If mindbending moments (of which the first Ring had a few, I suppose) are good horror fodder — like that time I thought the family cat Oscar had a piece of straw on his chin and he opened his mouth to reveal a large, live grasshopper within, which flew out at me — I think filmmakers everywhere could learn a thing or two by going back and rewatching the (once more, very Lovecraftian) British 1960s sci-fi movie Quatermass and the Pit, likely an influence on X-Files, in which Londoners are plagued by terrible dreams and visions of hobgoblins but discover the source is an unearthed Martian spaceship rather than demons. This explanation is little consolation, though, as our heroes gradually realize that humanity’s whole idea of demons is in fact an outgrowth of psychic emanations from this ancient vessel, and that furthermore humanity was created by the Martians to be a race of berserk, telekinetic warriors. This, needless to say, portends trouble.
Greil Marcus’s book Lipstick Traces, possibly the most important book ever written about punk, strangely digresses for pages about this film and its anarchic energy — and I don’t blame him in the slightest.
If there is anything to be learned from dark dreams, perhaps it’s time, right here in this blog entry, that I started the potentially-regrettable club I’ve long contemplated: a Bad Dreams Club in which members deliberately try to give themselves nightmares and then recount them to each other. Dreams are nature’s virtual reality, after all, and it seems a shame not to explore them. Do you dare?
5 comments:
Though many will disagree, I found “Event Horizon” (with Lawrence Fishburn and Sam Neill) to be one of the more creepy and disturbing films I’ve seen as an adult. I was out of sorts for days after seeing it and couldn’t shake a sense of insidious dread. The people I saw it with and I were all silent for the first ten minutes of our car ride home from the theater, until one of us said, “That shit freaked me out” and the rest mumbled agreement.

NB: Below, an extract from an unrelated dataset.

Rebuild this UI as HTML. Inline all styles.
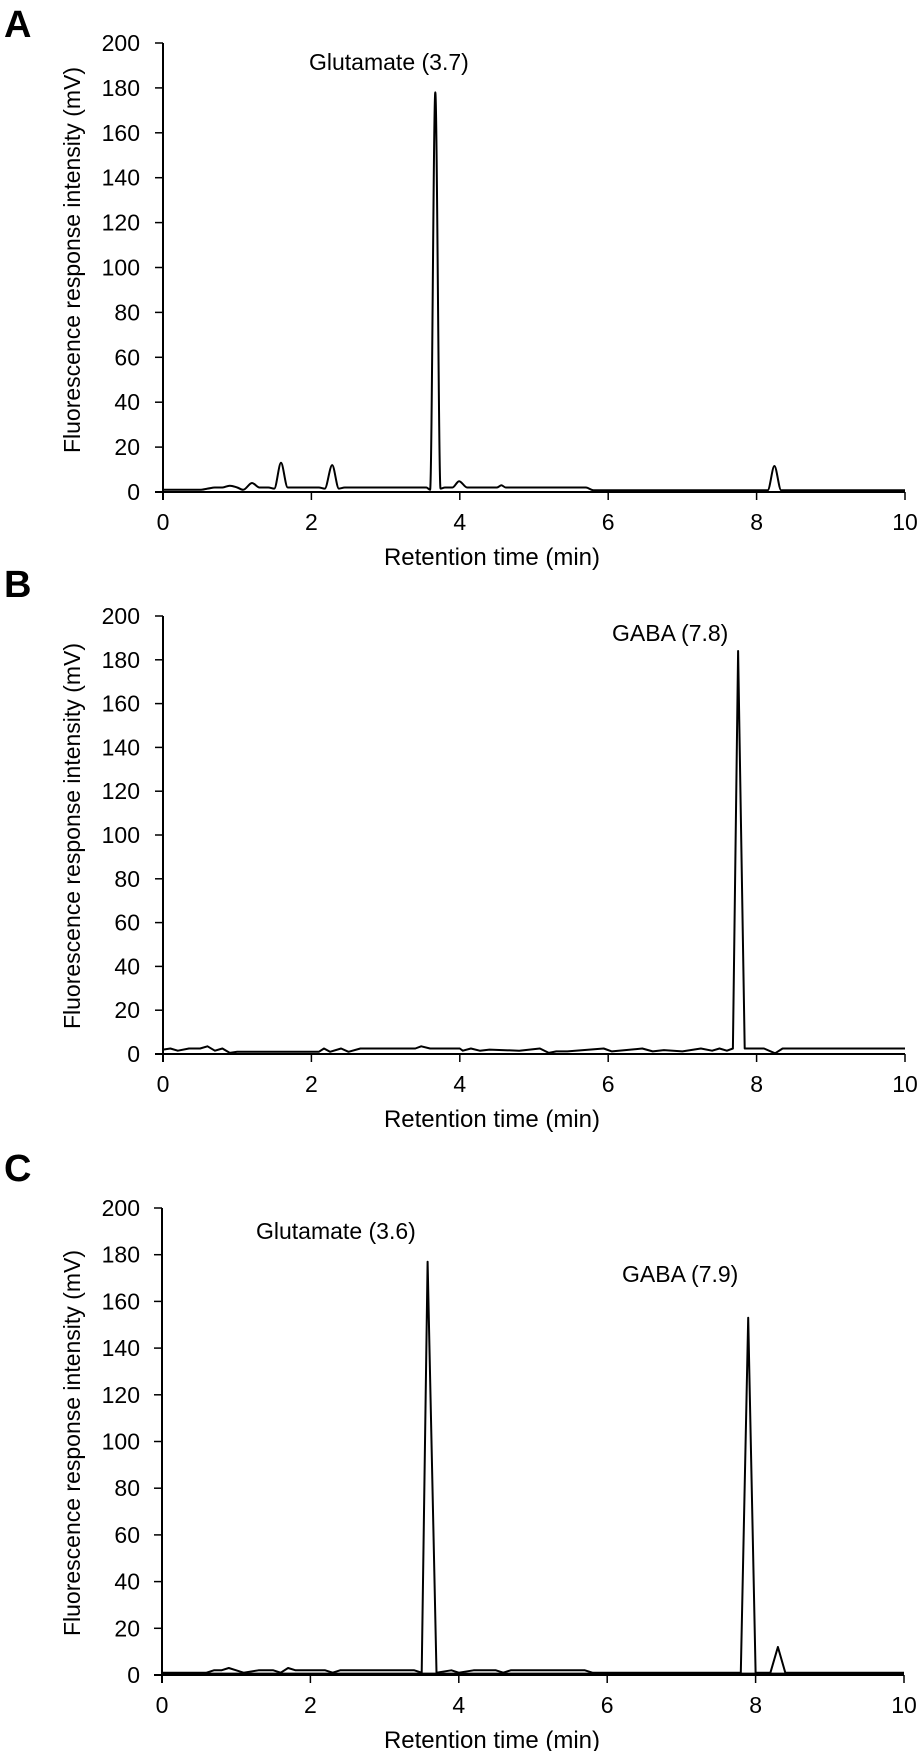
<!DOCTYPE html>
<html><head><meta charset="utf-8"><style>
html,body{margin:0;padding:0;background:#fff;}
svg{display:block;}
text{font-family:"Liberation Sans",Arial,sans-serif;fill:#000;}
</style></head>
<body>
<svg id="fig" width="922" height="1751" viewBox="0 0 922 1751"></svg>
<script>
// ---- data ----
const yTicks = [0, 20, 40, 60, 80, 100, 120, 140, 160, 180, 200];
const xTicks = [0, 2, 4, 6, 8, 10];
// Panel A (smooth trace)
const aTime = [0, 0.5, 0.6, 0.7, 0.8, 0.9, 1.0, 1.08, 1.2, 1.3, 1.42, 1.5, 1.59, 1.68, 1.75, 2.1, 2.18, 2.28, 2.37, 2.45, 3.55, 3.6, 3.67, 3.74, 3.8, 3.9, 3.99, 4.1, 4.2, 4.5, 4.56, 4.62, 5.7, 5.8, 8.15, 8.24, 8.33, 10];
const aValue = [1, 1, 1.5, 2, 2, 2.8, 2, 1, 4, 2, 2, 1.5, 13, 2, 2, 2, 1.5, 12, 1.5, 2, 2, 1, 178, 1.5, 2, 2, 4.8, 2, 2, 2, 3, 2, 2, 0.8, 0.8, 11.6, 0.8, 0.8];
// Panel B
const bTime = [0, 0.1, 0.2, 0.35, 0.5, 0.6, 0.7, 0.8, 0.9, 1.0, 2.1, 2.17, 2.25, 2.4, 2.5, 2.66, 3.4, 3.48, 3.6, 4.0, 4.04, 4.15, 4.27, 4.4, 4.8, 5.08, 5.2, 5.3, 5.45, 5.94, 6.05, 6.46, 6.6, 6.75, 7.0, 7.25, 7.4, 7.5, 7.6, 7.68, 7.75, 7.84, 7.9, 8.1, 8.25, 8.35, 10];
const bValue = [2, 2.5, 1.5, 2.5, 2.5, 3.5, 1.5, 2.5, 0.5, 1, 1, 2.5, 1, 2.5, 1, 2.5, 2.5, 3.5, 2.5, 2.5, 1.5, 2.5, 1.5, 2, 1.5, 2.5, 0.5, 1.2, 1.2, 2.5, 1.2, 2.5, 1.2, 1.8, 1.2, 2.5, 1.5, 2.5, 1.5, 2.5, 184, 2.5, 2.5, 2.5, 0.3, 2.5, 2.5];
// Panel C
const cTime = [0, 0.6, 0.7, 0.8, 0.9, 1.0, 1.1, 1.3, 1.5, 1.6, 1.7, 1.8, 2.2, 2.3, 2.4, 3.4, 3.5, 3.58, 3.7, 3.9, 4.0, 4.2, 4.5, 4.6, 4.7, 5.7, 5.8, 7.8, 7.9, 8.0, 8.2, 8.3, 8.4, 10];
const cValue = [1, 1, 2, 2, 3, 2, 1, 2, 2, 1, 3, 2, 2, 1, 2, 2, 1, 177, 1, 2, 1, 2, 2, 1, 2, 2, 1, 1, 153, 1, 1, 12, 1, 1];
const cBaseTime = [0, 10];
const cBaseValue = [0.6, 0.6];

const panels = [
  {id:'a', letter:'A', letterY:37, x0:163, x1:905, y0:492, y200:43, yTitleY:260, time:aTime, value:aValue, smooth:true,
   labels:[{t:'Glutamate (3.7)', x:309, y:70, name:'glutamate-peak-label'}]},
  {id:'b', letter:'B', letterY:597, x0:163, x1:905, y0:1054, y200:616, yTitleY:836, time:bTime, value:bValue, smooth:false,
   labels:[{t:'GABA (7.8)', x:612, y:641, name:'gaba-peak-label'}]},
  {id:'c', letter:'C', letterY:1181, x0:162, x1:904, y0:1675, y200:1208, yTitleY:1443, time:cTime, value:cValue, smooth:false,
   labels:[{t:'Glutamate (3.6)', x:256, y:1239, name:'glutamate-peak-label'},{t:'GABA (7.9)', x:622, y:1282, name:'gaba-peak-label'}]}
];

const NS = 'http://www.w3.org/2000/svg';
const svg = document.getElementById('fig');
function mk(tag, attrs, parent){
  const e = document.createElementNS(NS, tag);
  for (const k in attrs) e.setAttribute(k, attrs[k]);
  (parent||svg).appendChild(e);
  return e;
}
// monotone cubic (Fritsch-Carlson) - no overshoot
function smoothPath(pts){
  const n = pts.length;
  const dx = [], s = [];
  for (let i=0;i<n-1;i++){ dx.push(pts[i+1][0]-pts[i][0]); s.push((pts[i+1][1]-pts[i][1])/dx[i]); }
  const m = new Array(n);
  m[0] = s[0]; m[n-1] = s[n-2];
  for (let i=1;i<n-1;i++){
    if (s[i-1]*s[i] <= 0) m[i] = 0;
    else { const w1 = 2*dx[i]+dx[i-1], w2 = dx[i]+2*dx[i-1]; m[i] = (w1+w2)/(w1/s[i-1]+w2/s[i]); }
  }
  let d = 'M' + pts[0][0].toFixed(1) + ',' + pts[0][1].toFixed(1);
  for (let i=0;i<n-1;i++){
    const h = dx[i]/3;
    d += ' C' + (pts[i][0]+h).toFixed(1)+','+(pts[i][1]+m[i]*h).toFixed(1)+' '+
         (pts[i+1][0]-h).toFixed(1)+','+(pts[i+1][1]-m[i+1]*h).toFixed(1)+' '+
         pts[i+1][0].toFixed(1)+','+pts[i+1][1].toFixed(1);
  }
  return d;
}

panels.forEach(p => {
  const sx = t => p.x0 + (t/10)*(p.x1-p.x0);
  const sy = v => p.y0 - (v/200)*(p.y0-p.y200);
  const g = mk('g', {});
  
  

  const L = mk('text', {x:4, y:p.letterY, 'font-size':38, 'font-weight':'bold'}, g);
  L.textContent = p.letter;
  
  

  const ya = mk('line', {x1:p.x0, y1:p.y200, x2:p.x0, y2:p.y0+8, stroke:'#000', 'stroke-width':2}, g);
  
  
  const xa = mk('line', {x1:p.x0-8, y1:p.y0, x2:p.x1, y2:p.y0, stroke:'#000', 'stroke-width':2}, g);
  
  

  yTicks.forEach(v => {
    mk('line', {x1:p.x0-8, y1:sy(v), x2:p.x0, y2:sy(v), stroke:'#000', 'stroke-width':1.5}, g);
    const t = mk('text', {x:140, y:sy(v)+8, 'font-size':23, 'text-anchor':'end'}, g);
    t.textContent = v;
    
    
  });
  xTicks.forEach(v => {
    mk('line', {x1:sx(v), y1:p.y0, x2:sx(v), y2:p.y0+8, stroke:'#000', 'stroke-width':1.5}, g);
    const t = mk('text', {x:sx(v), y:p.y0+38, 'font-size':23, 'text-anchor':'middle'}, g);
    t.textContent = v;
    
    
  });

  const yt = mk('text', {x:80, y:p.yTitleY, 'font-size':23, 'text-anchor':'middle', transform:'rotate(-90 80 '+p.yTitleY+')'}, g);
  yt.textContent = 'Fluorescence response intensity (mV)';
  
  
  const xt = mk('text', {x:492, y:p.y0+73, 'font-size':24, 'text-anchor':'middle'}, g);
  xt.textContent = 'Retention time (min)';
  
  

  const pts = p.time.map((t,i) => [sx(t), sy(p.value[i])]);
  let d;
  if (p.smooth) d = smoothPath(pts);
  else d = 'M' + pts.map(q => q[0].toFixed(1)+','+q[1].toFixed(1)).join(' L');
  const tr = mk('path', {d:d, fill:'none', stroke:'#000', 'stroke-width':2, 'stroke-linejoin':'round'}, g);
  
  

  if (p.id === 'c') {
    const bp = cBaseTime.map((t,i) => sx(t).toFixed(1)+','+sy(cBaseValue[i]).toFixed(1));
    const bl = mk('path', {d:'M'+bp.join(' L'), fill:'none', stroke:'#000', 'stroke-width':2}, g);
    
    
  }

  p.labels.forEach(l => {
    const t = mk('text', {x:l.x, y:l.y, 'font-size':23}, g);
    t.textContent = l.t;
    
    
  });
});
</script>
</body></html>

As for M. Night Shyamalan (not “Knight,” I believe, but he somewhat pathetically made it up in college anyway), I liked “The Sixth Sense” (in spite of knowing the twist going in) and thought “Unbreakable” was underrated. Everything after that has been total shit (though I know you liked “The Village”).
I liked _Event Horizon_, too.
And though _2001_ (of which _Event Horizon_ is sort of a dark cousin) is no horror movie, it’s hard to beat the apes’ encounter with the Monolith for a sheer sense of existential dread — in some ways (to tie things into the religion/atheism theme on the blog this month), _2001_ is really the ultimate “intelligent design” movie, it must be conceded, since the one unifying idea, if there’s a plot there, is that some progressive force is driving evolution (ape to man, moon-explorer to Jupiter-explorer, submissive computer to self-defending computer, man to godthing) rather than it being a random process.
The Monolith/apes scene, then, is arguably the best filmic depiction of how terrifying it would be to behold the face of God, if there were one, and it’s pretty effective, I’d say.
P.S. I hope Chris doesn’t mind me mentioning, by the way, that my previous entry, also about Lovecraft, inspired him to read “The Call of Cthulhu” aloud to his infant (and thus unharmed) daughter, which amuses me.
P.P.S. And I think Xine needs to rewatch _2001_ as an adult with an interest in theology, now that she has the slower pulse and more sophisticated tastes of a grown-up and won’t just get bored and cranky about it as she did when she saw it as a child.
And today she said her first words. While no symbols crafted by the human mind can truly capture their monstrous blasphemy, they sounded something like, “Ph’nglui mglw’nafh Cthulhu R’lyeh wgah’nagl fhtagn” or was it “ga ga GAA dadada gahh”? Hard to say. In either case, kids make the darnedest incantations!
Todd, I am beyond honored by your association of me with Lovecraft. If I can inspire existential dread in just one person…*sniff*…
Tweren’t nothin’ — and after all the complaining comments I got on this site after writing an entry criticizing feminism about a year ago, I have to support the woman brave enough to write this:
http://girlbomb.typepad.com/blog/2006/01/feminist_men_ox.html
Though the Erlbaum feminist credentials remain more impeccable than mine, of course.